## Exercise aim:
Copy exactly, and only, the lines between the start of the entries below and the line containing "80, 90, 100];", both inclusive. Omit pictures.

## Supplied data:

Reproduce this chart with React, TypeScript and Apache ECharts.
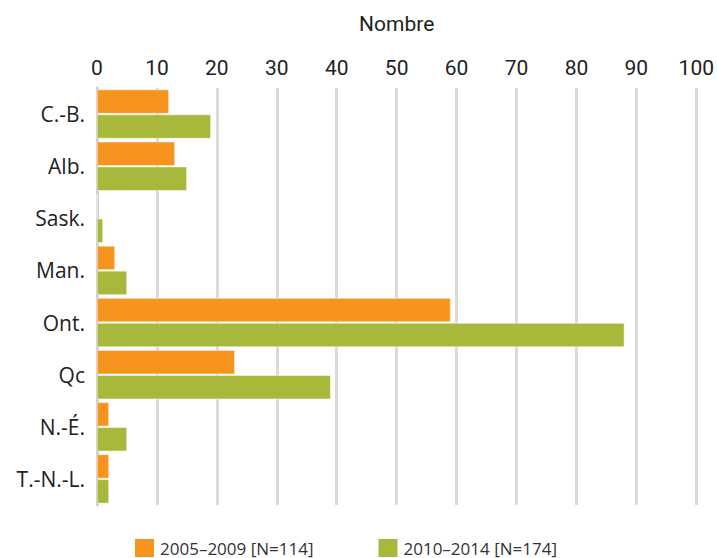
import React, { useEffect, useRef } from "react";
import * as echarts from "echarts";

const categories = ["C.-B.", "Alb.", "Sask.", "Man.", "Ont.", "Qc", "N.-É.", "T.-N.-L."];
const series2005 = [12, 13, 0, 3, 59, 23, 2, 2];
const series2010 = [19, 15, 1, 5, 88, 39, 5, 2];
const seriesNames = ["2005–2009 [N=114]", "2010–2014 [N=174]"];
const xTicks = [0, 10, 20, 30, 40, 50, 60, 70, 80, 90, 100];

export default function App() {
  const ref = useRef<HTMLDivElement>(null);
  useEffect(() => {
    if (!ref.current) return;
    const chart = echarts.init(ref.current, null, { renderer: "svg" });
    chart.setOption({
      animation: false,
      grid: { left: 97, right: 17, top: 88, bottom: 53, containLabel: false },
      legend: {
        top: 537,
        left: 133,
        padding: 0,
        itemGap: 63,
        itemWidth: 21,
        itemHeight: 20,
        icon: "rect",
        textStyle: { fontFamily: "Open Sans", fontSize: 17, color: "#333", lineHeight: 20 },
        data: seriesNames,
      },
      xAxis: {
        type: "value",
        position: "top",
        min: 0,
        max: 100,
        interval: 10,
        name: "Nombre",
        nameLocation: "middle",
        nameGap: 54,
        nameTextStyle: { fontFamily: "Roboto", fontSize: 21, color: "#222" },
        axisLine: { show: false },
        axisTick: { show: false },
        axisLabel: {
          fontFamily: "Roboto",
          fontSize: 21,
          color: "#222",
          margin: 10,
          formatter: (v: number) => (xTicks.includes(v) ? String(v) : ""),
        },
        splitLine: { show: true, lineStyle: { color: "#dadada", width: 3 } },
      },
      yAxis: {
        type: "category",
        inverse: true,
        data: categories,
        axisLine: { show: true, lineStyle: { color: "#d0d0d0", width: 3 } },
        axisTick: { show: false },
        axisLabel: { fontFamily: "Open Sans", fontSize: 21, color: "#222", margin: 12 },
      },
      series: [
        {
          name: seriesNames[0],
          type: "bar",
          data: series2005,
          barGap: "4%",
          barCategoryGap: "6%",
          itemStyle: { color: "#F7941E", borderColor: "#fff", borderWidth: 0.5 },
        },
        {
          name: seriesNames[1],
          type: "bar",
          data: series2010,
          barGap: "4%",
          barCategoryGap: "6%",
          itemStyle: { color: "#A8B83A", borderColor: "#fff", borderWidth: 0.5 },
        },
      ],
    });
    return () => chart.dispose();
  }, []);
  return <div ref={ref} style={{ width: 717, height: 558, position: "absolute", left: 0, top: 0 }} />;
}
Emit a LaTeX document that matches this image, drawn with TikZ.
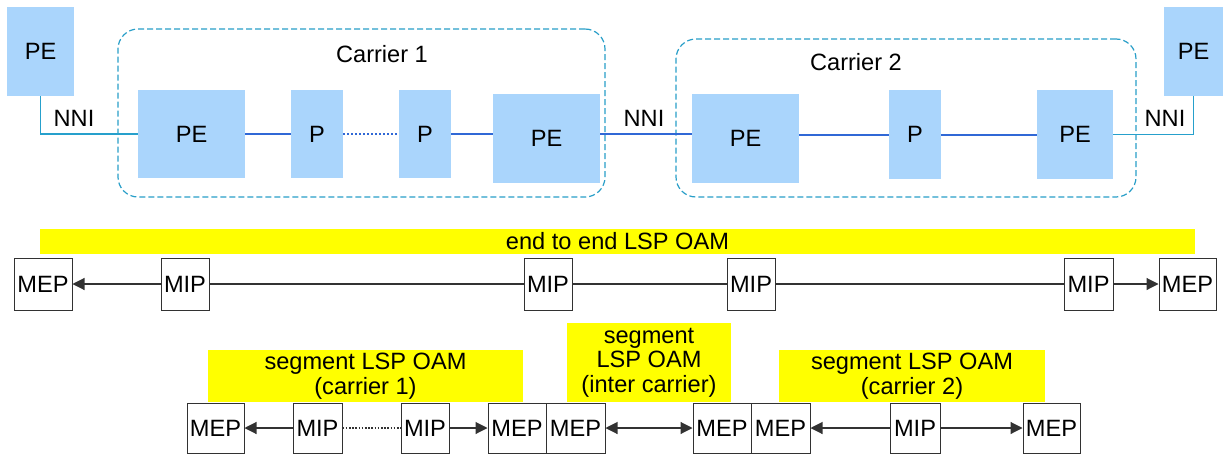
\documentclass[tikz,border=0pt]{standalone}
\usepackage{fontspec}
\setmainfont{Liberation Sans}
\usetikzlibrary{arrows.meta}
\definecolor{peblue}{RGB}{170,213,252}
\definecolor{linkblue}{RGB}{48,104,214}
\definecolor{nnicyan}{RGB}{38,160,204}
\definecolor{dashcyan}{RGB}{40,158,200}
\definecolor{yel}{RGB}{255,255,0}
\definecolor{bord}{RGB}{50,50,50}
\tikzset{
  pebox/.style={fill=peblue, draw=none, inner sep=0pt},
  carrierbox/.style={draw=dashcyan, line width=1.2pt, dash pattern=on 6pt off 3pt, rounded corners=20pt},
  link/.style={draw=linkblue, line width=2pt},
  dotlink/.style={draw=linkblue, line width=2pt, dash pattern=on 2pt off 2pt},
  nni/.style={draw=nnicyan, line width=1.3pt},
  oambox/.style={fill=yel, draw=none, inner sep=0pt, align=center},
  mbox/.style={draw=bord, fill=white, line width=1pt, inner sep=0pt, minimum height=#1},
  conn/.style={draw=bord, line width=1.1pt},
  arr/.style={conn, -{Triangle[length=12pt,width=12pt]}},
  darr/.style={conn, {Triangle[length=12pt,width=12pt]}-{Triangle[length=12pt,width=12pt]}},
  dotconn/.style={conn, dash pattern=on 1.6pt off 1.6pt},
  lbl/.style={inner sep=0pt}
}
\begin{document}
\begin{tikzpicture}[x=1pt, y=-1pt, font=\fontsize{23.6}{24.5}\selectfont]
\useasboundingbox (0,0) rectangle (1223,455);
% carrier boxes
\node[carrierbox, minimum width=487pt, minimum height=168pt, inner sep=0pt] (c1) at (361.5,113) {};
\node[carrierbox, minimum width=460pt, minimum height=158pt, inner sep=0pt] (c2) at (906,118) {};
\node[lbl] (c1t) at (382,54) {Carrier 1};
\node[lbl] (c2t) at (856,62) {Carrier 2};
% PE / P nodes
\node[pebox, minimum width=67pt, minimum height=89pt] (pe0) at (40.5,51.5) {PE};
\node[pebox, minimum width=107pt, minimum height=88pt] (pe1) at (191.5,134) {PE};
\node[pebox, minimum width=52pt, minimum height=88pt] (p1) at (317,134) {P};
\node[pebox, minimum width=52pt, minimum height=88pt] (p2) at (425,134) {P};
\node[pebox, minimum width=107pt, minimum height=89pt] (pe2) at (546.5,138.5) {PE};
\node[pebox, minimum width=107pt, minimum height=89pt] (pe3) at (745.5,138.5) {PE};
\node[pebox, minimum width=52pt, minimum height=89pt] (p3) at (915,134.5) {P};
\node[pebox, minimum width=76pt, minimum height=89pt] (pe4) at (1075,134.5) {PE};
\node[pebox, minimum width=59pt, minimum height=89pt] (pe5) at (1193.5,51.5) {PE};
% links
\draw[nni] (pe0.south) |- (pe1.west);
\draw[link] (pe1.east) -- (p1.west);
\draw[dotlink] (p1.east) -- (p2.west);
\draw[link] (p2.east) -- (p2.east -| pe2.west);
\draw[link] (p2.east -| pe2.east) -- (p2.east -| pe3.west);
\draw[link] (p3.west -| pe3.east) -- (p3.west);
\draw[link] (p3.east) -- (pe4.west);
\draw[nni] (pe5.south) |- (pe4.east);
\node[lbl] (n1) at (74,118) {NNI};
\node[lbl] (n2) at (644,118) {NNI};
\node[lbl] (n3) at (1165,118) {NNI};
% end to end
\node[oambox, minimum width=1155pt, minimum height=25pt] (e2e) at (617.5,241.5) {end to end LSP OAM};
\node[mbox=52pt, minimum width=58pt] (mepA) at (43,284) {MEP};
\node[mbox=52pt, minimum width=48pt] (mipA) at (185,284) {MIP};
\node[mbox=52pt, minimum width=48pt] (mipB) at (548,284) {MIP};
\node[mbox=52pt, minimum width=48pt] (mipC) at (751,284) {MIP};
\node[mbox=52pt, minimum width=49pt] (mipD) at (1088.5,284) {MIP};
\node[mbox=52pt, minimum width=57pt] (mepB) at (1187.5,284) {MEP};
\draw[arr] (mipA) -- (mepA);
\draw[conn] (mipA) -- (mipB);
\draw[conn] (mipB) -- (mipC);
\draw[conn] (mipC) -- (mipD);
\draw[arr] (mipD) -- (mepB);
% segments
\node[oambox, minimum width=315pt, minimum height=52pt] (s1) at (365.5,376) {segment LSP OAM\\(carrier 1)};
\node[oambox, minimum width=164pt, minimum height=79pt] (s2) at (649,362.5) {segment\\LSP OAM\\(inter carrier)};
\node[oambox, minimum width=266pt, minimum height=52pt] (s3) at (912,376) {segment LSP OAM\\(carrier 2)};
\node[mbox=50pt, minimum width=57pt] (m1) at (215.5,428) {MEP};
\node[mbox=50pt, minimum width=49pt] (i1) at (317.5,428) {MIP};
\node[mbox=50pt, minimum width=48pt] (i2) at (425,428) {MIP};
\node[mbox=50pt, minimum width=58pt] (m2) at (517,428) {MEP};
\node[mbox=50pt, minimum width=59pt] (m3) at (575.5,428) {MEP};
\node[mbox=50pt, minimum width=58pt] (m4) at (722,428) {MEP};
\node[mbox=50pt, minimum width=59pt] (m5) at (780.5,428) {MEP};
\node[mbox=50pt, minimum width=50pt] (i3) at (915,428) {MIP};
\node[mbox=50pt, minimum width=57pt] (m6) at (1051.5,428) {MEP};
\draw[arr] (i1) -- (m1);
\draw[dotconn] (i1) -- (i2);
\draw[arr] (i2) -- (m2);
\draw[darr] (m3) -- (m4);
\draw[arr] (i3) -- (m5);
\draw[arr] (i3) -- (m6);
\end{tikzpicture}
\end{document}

## Expected output:
Reproduce this chart with React, TypeScript and Apache ECharts.
import React, { useEffect, useRef } from "react";
import * as echarts from "echarts";

const categories = ["C.-B.", "Alb.", "Sask.", "Man.", "Ont.", "Qc", "N.-É.", "T.-N.-L."];
const series2005 = [12, 13, 0, 3, 59, 23, 2, 2];
const series2010 = [19, 15, 1, 5, 88, 39, 5, 2];
const seriesNames = ["2005–2009 [N=114]", "2010–2014 [N=174]"];
const xTicks = [0, 10, 20, 30, 40, 50, 60, 70, 80, 90, 100];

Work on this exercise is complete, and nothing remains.